Tumi, look, our [ B-BBEE ] status is important to us because we believe that -- particularly in what it contributes back to society. So we focus on preferential procurement and we focus on enterprise and supply development because those are the 2 areas where we can really affect the communities around us. If you look at the scoring system though for ARV tenders, a very small portion is allocated to your [ B-BBEE ] status. I think about 90% of the allocation of ARV tenders, in fact, is price. And that's why we are frankly now a smaller player in the ARV tender than we were 1 year ago. So we don't think it will make any particularly big difference, but we do believe that it's important for the company to maintain that level of accreditation.

Dorette Neethling

executive
#15

We have a question from Charles Boles from Titanium Capital. He asks, can we please update him on the regulations controls regarding codeine? And do we see any further impacts in the future?

Andrew Hall

executive
#16

Charles, thanks. I'm assuming you're talking about just our South African markets, are unrelated to this permit issue in India, but if I'm wrong, you can correct me afterwards. Effectively, what's happened here with codeine is, the scheduling status of codeine is being reviewed by SAHPRA, and it's now a number of years. I can't remember exactly when the review started, but it certainly is pre-COVID. So we're talking a long time. The latest bit of information SAHPRA requested from people who sell codeine-containing medicines was to support the efficacy and safety of the use of codeine in the population under the age of 12 years because it seems like they believe there may be a safety risk there. In any event, we've submitted all our data. We do what I call post-marketing reviews in terms of reports we get on our pharmacovigilance database. And we've seen no safety problems in that part of the population and submitted that information to SAHPRA. Of course, the ultimate decision on any scheduling status lies with the regulator. We did notice this week, in fact, that what the U.K. authority has done, it's called the [ MHRAs ], they've removed codeine-containing syrups from OTC or pharmacy only to prescription only.
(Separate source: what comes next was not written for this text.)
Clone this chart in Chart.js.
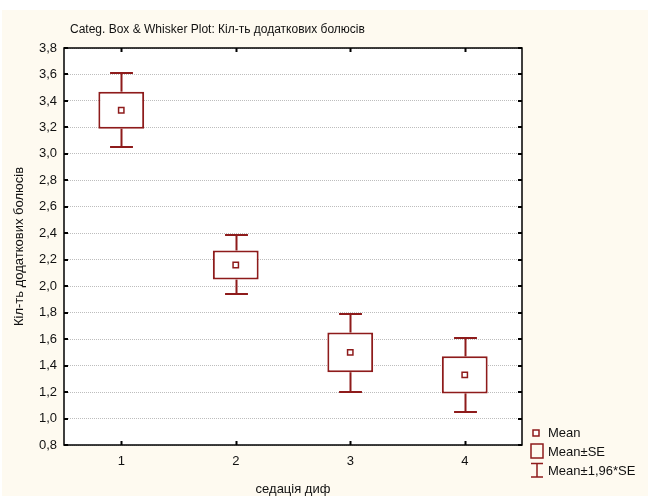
<!DOCTYPE html>
<html>
<head>
<meta charset="utf-8">
<script src="https://cdn.jsdelivr.net/npm/chart.js@4/dist/chart.umd.min.js"></script>
<style>
  html, body { margin: 0; padding: 0; background: #ffffff; }
  #wrap { width: 650px; height: 496px; }
</style>
</head>
<body>
<div id="wrap"><canvas id="boxChart" width="650" height="496"></canvas></div>
<script>
// Дані
const categories = ['1', '2', '3', '4'];
const means = [3.33, 2.16, 1.50, 1.33];
const seLow = [3.19, 2.05, 1.35, 1.19];
const seHigh = [3.47, 2.27, 1.65, 1.47];
const ciLow = [3.05, 1.94, 1.20, 1.05];
const ciHigh = [3.61, 2.39, 1.79, 1.61];
const yTicks = [0.8, 1.0, 1.2, 1.4, 1.6, 1.8, 2.0, 2.2, 2.4, 2.6, 2.8, 3.0, 3.2, 3.4, 3.6, 3.8];

const RED = '#8e1b1b';
const FONT = '"Liberation Sans", Arial, sans-serif';

const fmt = v => v.toFixed(1).replace('.', ',');

// Фон, рамка, вуса, легенда
const decorPlugin = {
    id: 'decor',
    beforeDraw(chart) {
        const { ctx, chartArea: a } = chart;
        ctx.save();
        ctx.fillStyle = '#fefaf0';
        ctx.fillRect(2, 10, 646, 486);
        ctx.fillStyle = '#ffffff';
        ctx.fillRect(a.left, a.top, a.right - a.left, a.bottom - a.top);
        ctx.restore();
    },
    afterDatasetsDraw(chart) {
        const { ctx, scales } = chart;
        const x = scales.x, y = scales.y;
        const step = x.getPixelForValue(1) - x.getPixelForValue(0);
        const cap = step * 0.1;

        ctx.save();
        ctx.strokeStyle = RED;
        ctx.lineWidth = 2;
        categories.forEach((c, i) => {
            const px = Math.round(x.getPixelForValue(i)) + 0.5;
            const segs = [[ciHigh[i], seHigh[i]], [seLow[i], ciLow[i]]];
            segs.forEach(([v1, v2]) => {
                ctx.beginPath();
                ctx.moveTo(px, y.getPixelForValue(v1));
                ctx.lineTo(px, y.getPixelForValue(v2));
                ctx.stroke();
            });
            [ciHigh[i], ciLow[i]].forEach(v => {
                const py = Math.round(y.getPixelForValue(v));
                ctx.beginPath();
                ctx.moveTo(px - cap, py);
                ctx.lineTo(px + cap, py);
                ctx.stroke();
            });
        });
        ctx.restore();
    },
    afterDraw(chart) {
        const { ctx, chartArea: a, scales } = chart;
        const x = scales.x, y = scales.y;
        ctx.save();

        // рамка
        ctx.strokeStyle = '#000000';
        ctx.lineWidth = 1.5;
        ctx.strokeRect(a.left, a.top, a.right - a.left, a.bottom - a.top);

        // внутрішні позначки
        ctx.lineWidth = 2;
        y.ticks.forEach(t => {
            const py = Math.round(y.getPixelForValue(t.value));
            ctx.beginPath();
            ctx.moveTo(a.left, py); ctx.lineTo(a.left + 4, py);
            ctx.moveTo(a.right, py); ctx.lineTo(a.right - 4, py);
            ctx.stroke();
        });
        categories.forEach((c, i) => {
            const px = Math.round(x.getPixelForValue(i)) + 0.5;
            ctx.beginPath();
            ctx.moveTo(px, a.top); ctx.lineTo(px, a.top + 4);
            ctx.moveTo(px, a.bottom); ctx.lineTo(px, a.bottom - 4);
            ctx.stroke();
        });

        // заголовок
        ctx.fillStyle = '#111111';
        ctx.font = '12px ' + FONT;
        ctx.textAlign = 'left';
        ctx.textBaseline = 'middle';
        ctx.fillText('Categ. Box & Whisker Plot: Кіл-ть додаткових болюсів', 70, 30);

        // легенда
        const lx = a.right + 14;
        ctx.strokeStyle = RED;
        ctx.lineWidth = 1.5;
        ctx.fillStyle = '#ffffff';
        ctx.fillRect(lx - 3, 430, 6, 6);
        ctx.strokeRect(lx - 3, 430, 6, 6);
        ctx.strokeRect(lx - 5, 444, 12, 14);
        ctx.beginPath();
        ctx.moveTo(lx - 5, 463.5); ctx.lineTo(lx + 7, 463.5);
        ctx.moveTo(lx + 1, 463.5); ctx.lineTo(lx + 1, 477);
        ctx.moveTo(lx - 5, 477); ctx.lineTo(lx + 7, 477);
        ctx.stroke();

        ctx.fillStyle = '#111111';
        ctx.font = '13px ' + FONT;
        ctx.fillText('Mean', lx + 12, 433);
        ctx.fillText('Mean±SE', lx + 12, 452);
        ctx.fillText('Mean±1,96*SE', lx + 12, 471);
        ctx.restore();
    }
};

const ctx = document.getElementById('boxChart').getContext('2d');
new Chart(ctx, {
    type: 'bar',
    data: {
        labels: categories,
        datasets: [
            {
                type: 'line',
                label: 'Mean',
                data: means,
                showLine: false,
                pointStyle: 'rect',
                pointRadius: 3.8,
                pointBorderWidth: 1.5,
                pointBorderColor: RED,
                pointBackgroundColor: '#ffffff',
                order: 0
            },
            {
                label: 'Mean±SE',
                data: categories.map((c, i) => [seLow[i], seHigh[i]]),
                backgroundColor: '#ffffff',
                borderColor: RED,
                borderWidth: 2,
                borderSkipped: false,
                barPercentage: 0.4,
                categoryPercentage: 1,
                order: 1
            }
        ]
    },
    options: {
        responsive: false,
        animation: false,
        events: [],
        layout: { padding: { left: 0, top: 48, right: 128, bottom: 0 } },
        plugins: {
            legend: { display: false },
            tooltip: { enabled: false },
            title: { display: false }
        },
        scales: {
            x: {
                offset: true,
                afterFit(scale) { scale.height = 51; },
                grid: { display: false, drawTicks: false },
                border: { display: false },
                ticks: {
                    color: '#111111',
                    font: { family: FONT, size: 13 },
                    padding: 9
                },
                title: {
                    display: true,
                    text: 'седація диф',
                    color: '#111111',
                    font: { family: FONT, size: 13 },
                    padding: { top: 0, bottom: -1 }
                }
            },
            y: {
                min: 0.8,
                max: 3.8,
                afterFit(scale) { scale.width = 64; },
                afterBuildTicks(scale) {
                    scale.ticks = yTicks.map(v => ({ value: v }));
                },
                grid: {
                    color: '#bdbdbd',
                    lineWidth: 1,
                    drawTicks: false
                },
                border: { display: false, dash: [1, 1] },
                ticks: {
                    color: '#111111',
                    font: { family: FONT, size: 13 },
                    padding: 7,
                    callback: v => fmt(v)
                },
                title: {
                    display: true,
                    text: 'Кіл-ть додаткових болюсів',
                    color: '#111111',
                    font: { family: FONT, size: 13 },
                    padding: { top: 12, bottom: 0 }
                }
            }
        }
    },
    plugins: [decorPlugin]
});
</script>
</body>
</html>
So it would appear that there is a focus, particularly on the syrups in that regard. And I guess there's a possibility that SAHPRA might have a similar view. If syrups were up scheduled in South Africa, it's really not a big deal in our life. We have BronCleer with codeine, which is quite a big product for us, but it's really had a pretty thin margin. So if that got up scheduled, we wouldn't really have any difficulty with that at all. Of course, on the oral solid dosage forms like Adco-Dol and Myprodol and Genpayne on the like -- and the like, we would think those things should stay at schedule too because effectively, that improves access to painkillers, particularly in a market like ours where people can't traditionally access health care facilities. So that's kind of what we would hope would happen.

Dorette Neethling

executive
#17

Thank you, Andy. So there are no further questions on the webcast. So I'll hand back to Chris to -- and thank you very much for joining us today.

Andrew Hall

executive
#18

Thanks, everybody. We appreciate it.

Operator

operator
#19

Thank you very much. Ladies and gentlemen, that concludes today's event, and you may now disconnect your lines.